The new learning program uses a simulation exercise to teach scientists, judges, prosecutors, academics, families of the missing and civil society organizations about the process of locating and identifying missing persons, from reporting a missing person to locating a missing person.  The program also helps “first responders” learn about the importance of documenting the location of irregular gravesites.

Participants in the 27 February simulation exercise learned about each aspect of the missing persons process and the need for securing and centralizing relevant data so that missing persons can be found. The simulation underlined the importance of an integrated system that collects and shares relevant information.

First, participants learned how to enter data collected from family members who are searching for missing relatives into a data management system developed by the ICMP, and how to take a DNA sample from the family members.

At a station depicting a mock mass grave, they learned how forensic scientists work to collect and document information that can lead to the identification of those buried in the grave and be used in criminal trials against perpetrators. At a simulated mortuary, they learned about the analysis that is done in such facilities. The last station focused on how DNA is extracted from skeletal remains, and how this DNA is compared with that collected from family members to determine whether there is a match.

The training followed a policy discussion organized by the ICMP regarding what can be done now to address the issue of missing persons in Northeast Syria, from the creation of a centralized, secure data processing system for all information that can support efforts to locate and identify missing persons and future accountability mechanisms, to steps to ensure that detainees share information about the missing.  Representatives from civil society organizations and other stakeholders took part in the discussion, which was based on an assessment conducted by ICMP between September 2019 and January 2020.

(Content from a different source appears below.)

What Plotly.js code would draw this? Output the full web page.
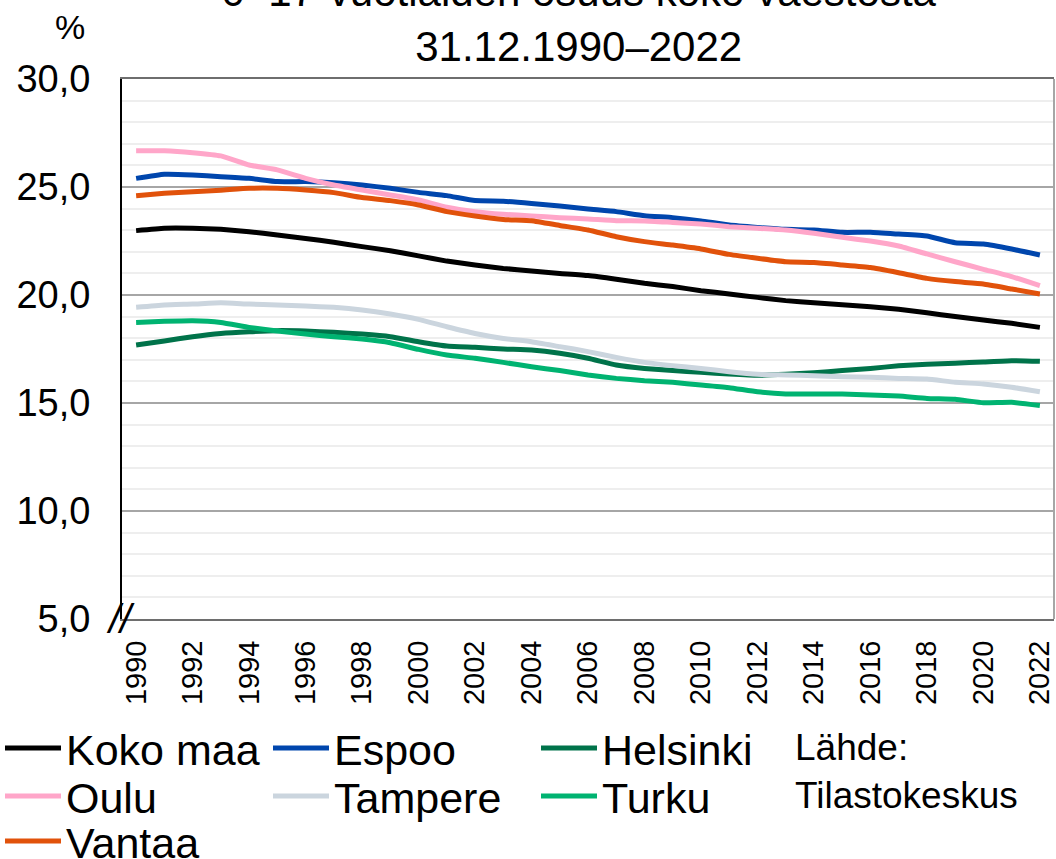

“The learning and development program and the policy discussion both aimed to support the Syrian civil society organizations and family associations in their work on the issue of the missing. We will continue supporting the organizations so that they can help those missing and their families to secure their rights,” said ICMP Director-General Kathryne Bomberger.

Tens of thousands of Syrians are missing, as a direct result of  conflict-related  summary executions, arbitrary and incommunicado detentions, kidnappings and abductions, enslavement and other human rights abuses, and as a result of irregular migration from the region. The surviving families of the missing often do not know if the person is missing inside or outside Syria. Some have relatives who have gone missing in different locations.

ICMP’s Syria/MENA Program is working to establish the foundations for an effective process to address the issue of missing persons. The program places the rights of families of the missing at the center of the effort to account for their relatives, regardless of the circumstances of the missing person, their ethnic, or religious background, or their role in the conflict. The Program is being implemented among refugees and along migratory routes.

The Wim Kok Centre for Excellence and Learning works to fulfil the ICMP mandate through sharing knowledge, experience and technical expertise on the missing person issue.

ICMP is a treaty-based international organization with Headquarters in The Hague, the Netherlands. Its mandate is to secure the cooperation of governments and others in locating missing persons from conflict, human rights abuses, disasters, organized crime, irregular migration and other causes and to assist them in doing so. It is the only international organization tasked exclusively to work on the issue of missing persons.